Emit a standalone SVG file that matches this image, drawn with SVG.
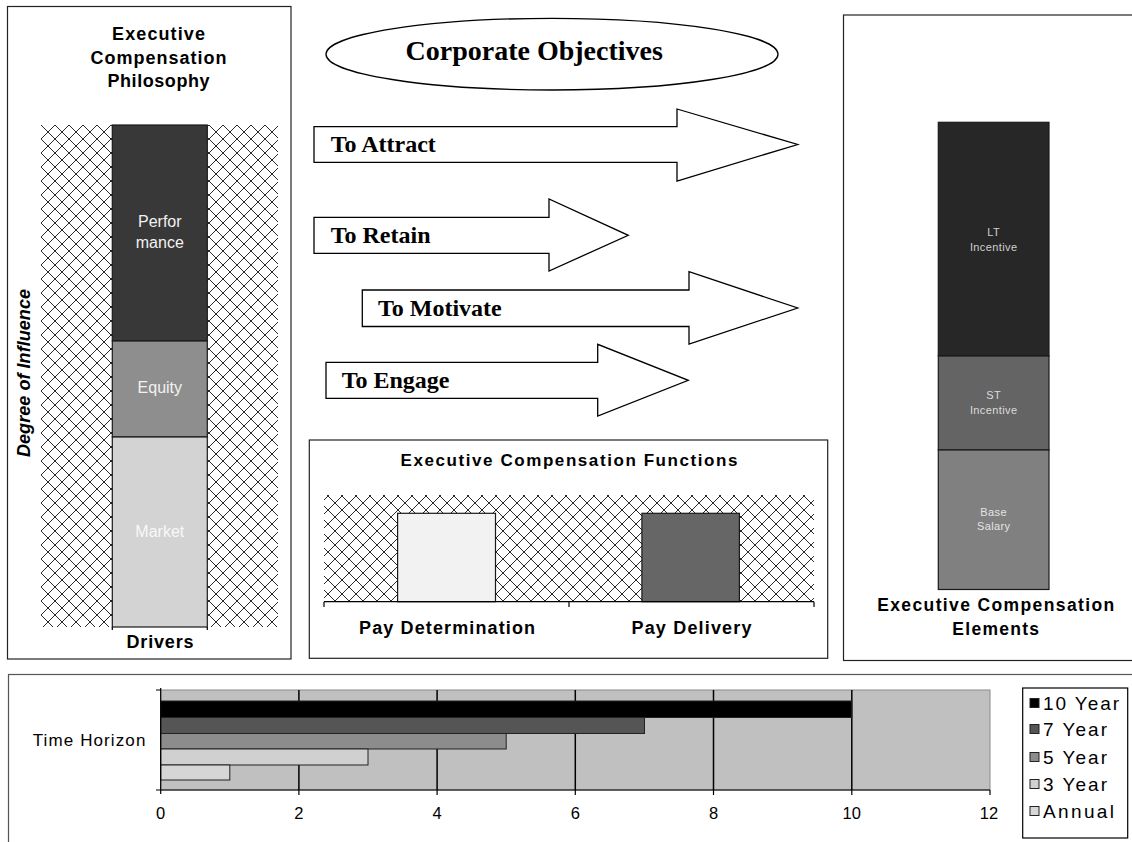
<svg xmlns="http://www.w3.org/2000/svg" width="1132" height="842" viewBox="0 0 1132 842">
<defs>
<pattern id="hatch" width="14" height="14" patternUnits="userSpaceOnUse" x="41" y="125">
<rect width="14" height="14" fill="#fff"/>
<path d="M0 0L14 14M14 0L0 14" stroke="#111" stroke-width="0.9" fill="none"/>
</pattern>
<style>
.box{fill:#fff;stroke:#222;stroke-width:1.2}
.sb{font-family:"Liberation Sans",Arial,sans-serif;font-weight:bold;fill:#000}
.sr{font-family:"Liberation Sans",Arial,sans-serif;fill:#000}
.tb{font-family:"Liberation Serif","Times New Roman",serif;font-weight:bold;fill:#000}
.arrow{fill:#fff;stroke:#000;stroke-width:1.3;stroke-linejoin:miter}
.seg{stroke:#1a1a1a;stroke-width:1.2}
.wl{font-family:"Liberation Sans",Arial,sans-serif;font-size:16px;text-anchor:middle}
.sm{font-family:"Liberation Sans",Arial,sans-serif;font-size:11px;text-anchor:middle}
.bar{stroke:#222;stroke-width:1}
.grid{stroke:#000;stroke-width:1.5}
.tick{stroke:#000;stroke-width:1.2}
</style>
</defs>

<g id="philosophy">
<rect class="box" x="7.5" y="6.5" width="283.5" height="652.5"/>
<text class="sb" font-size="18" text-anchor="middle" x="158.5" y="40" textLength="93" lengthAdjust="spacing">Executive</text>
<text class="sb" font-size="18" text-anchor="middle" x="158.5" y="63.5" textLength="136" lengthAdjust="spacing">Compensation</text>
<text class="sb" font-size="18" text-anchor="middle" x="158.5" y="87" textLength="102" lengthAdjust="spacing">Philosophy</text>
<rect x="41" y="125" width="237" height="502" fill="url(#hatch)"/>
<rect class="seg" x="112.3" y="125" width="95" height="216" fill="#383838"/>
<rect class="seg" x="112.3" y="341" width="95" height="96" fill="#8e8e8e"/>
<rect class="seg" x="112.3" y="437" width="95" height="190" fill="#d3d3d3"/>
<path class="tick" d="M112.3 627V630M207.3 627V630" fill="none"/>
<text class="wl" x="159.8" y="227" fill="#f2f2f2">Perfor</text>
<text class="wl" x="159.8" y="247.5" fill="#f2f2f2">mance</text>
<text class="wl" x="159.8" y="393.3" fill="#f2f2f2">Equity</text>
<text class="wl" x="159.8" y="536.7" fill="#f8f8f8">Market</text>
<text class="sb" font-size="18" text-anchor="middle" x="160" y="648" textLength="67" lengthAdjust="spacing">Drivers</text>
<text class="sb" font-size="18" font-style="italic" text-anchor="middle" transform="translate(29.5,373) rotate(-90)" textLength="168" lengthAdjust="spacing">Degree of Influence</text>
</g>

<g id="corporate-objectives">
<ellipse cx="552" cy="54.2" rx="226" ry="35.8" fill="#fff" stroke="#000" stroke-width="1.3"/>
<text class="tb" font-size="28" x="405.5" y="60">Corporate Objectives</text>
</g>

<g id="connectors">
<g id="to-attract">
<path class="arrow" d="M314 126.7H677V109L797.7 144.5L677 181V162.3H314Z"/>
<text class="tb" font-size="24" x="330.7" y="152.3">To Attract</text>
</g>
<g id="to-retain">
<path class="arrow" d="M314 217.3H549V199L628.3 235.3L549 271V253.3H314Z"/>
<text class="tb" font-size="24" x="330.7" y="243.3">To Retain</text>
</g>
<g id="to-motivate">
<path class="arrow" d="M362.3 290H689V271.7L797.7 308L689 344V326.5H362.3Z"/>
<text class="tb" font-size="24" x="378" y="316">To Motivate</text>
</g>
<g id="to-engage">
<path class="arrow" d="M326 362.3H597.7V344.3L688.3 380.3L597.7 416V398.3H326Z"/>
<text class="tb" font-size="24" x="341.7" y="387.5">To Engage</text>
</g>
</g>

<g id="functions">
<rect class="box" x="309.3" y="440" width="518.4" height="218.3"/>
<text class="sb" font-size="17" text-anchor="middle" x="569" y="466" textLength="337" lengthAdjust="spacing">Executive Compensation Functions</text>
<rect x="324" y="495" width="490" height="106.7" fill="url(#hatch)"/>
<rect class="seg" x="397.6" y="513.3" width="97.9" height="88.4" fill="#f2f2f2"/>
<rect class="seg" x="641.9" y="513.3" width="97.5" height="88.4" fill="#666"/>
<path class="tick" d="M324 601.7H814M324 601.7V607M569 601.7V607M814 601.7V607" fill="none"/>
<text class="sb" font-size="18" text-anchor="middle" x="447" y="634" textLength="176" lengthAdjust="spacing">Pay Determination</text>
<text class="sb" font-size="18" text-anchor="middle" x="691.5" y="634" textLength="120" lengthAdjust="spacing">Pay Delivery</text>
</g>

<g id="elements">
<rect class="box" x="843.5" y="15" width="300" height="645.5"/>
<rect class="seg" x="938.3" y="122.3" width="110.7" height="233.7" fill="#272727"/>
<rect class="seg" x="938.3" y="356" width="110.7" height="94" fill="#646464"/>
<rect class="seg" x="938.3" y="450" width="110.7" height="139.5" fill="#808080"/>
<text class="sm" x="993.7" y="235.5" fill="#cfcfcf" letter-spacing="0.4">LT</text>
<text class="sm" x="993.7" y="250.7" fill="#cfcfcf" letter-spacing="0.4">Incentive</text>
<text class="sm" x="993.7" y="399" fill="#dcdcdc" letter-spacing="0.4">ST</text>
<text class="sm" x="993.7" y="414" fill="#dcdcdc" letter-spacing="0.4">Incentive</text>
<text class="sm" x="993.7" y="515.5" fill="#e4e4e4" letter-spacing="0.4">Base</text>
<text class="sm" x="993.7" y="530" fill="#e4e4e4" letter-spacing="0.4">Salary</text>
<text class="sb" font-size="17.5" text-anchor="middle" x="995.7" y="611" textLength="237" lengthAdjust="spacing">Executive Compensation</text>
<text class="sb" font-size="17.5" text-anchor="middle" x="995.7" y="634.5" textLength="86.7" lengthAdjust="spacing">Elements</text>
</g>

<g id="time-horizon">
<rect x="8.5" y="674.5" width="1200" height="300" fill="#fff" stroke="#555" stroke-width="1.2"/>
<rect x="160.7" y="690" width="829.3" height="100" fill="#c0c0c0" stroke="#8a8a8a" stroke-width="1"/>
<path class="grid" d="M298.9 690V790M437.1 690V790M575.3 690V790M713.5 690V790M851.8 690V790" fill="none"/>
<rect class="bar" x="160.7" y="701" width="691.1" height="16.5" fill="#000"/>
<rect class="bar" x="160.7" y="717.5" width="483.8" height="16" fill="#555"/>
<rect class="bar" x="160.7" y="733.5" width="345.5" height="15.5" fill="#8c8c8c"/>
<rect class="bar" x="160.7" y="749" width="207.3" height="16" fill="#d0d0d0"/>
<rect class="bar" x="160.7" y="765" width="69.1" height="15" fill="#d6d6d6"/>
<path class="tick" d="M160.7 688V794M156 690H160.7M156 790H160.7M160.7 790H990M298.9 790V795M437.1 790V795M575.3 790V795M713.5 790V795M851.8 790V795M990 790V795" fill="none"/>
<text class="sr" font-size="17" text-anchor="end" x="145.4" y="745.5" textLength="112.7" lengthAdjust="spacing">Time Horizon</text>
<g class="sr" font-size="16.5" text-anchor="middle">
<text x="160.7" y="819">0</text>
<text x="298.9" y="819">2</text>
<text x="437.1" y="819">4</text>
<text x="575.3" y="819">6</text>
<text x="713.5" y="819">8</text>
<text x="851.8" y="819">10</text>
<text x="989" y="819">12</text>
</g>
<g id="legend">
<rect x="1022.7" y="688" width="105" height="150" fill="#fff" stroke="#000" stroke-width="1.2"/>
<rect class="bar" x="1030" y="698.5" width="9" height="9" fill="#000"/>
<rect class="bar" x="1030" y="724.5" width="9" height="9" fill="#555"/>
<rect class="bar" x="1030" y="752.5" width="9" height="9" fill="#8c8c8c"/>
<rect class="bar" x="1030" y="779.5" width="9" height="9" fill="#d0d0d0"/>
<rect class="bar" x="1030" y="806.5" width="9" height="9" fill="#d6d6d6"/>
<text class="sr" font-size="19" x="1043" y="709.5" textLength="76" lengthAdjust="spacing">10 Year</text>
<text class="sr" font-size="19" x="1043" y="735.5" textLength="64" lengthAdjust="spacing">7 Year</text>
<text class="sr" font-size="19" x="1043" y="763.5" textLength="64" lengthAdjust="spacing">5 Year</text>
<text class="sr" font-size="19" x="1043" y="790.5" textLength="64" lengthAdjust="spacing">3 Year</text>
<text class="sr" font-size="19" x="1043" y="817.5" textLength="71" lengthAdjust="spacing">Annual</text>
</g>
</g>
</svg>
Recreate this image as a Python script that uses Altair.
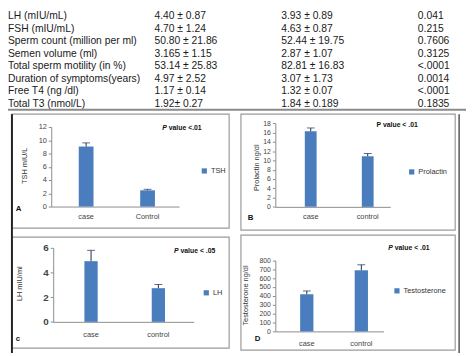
- - -
» Work instructions
Identify and list each line with the word "that".

» Answer for the task
Emit a standalone SVG file that matches this image, drawn with SVG.
Recreate this image as a Python script that uses Altair.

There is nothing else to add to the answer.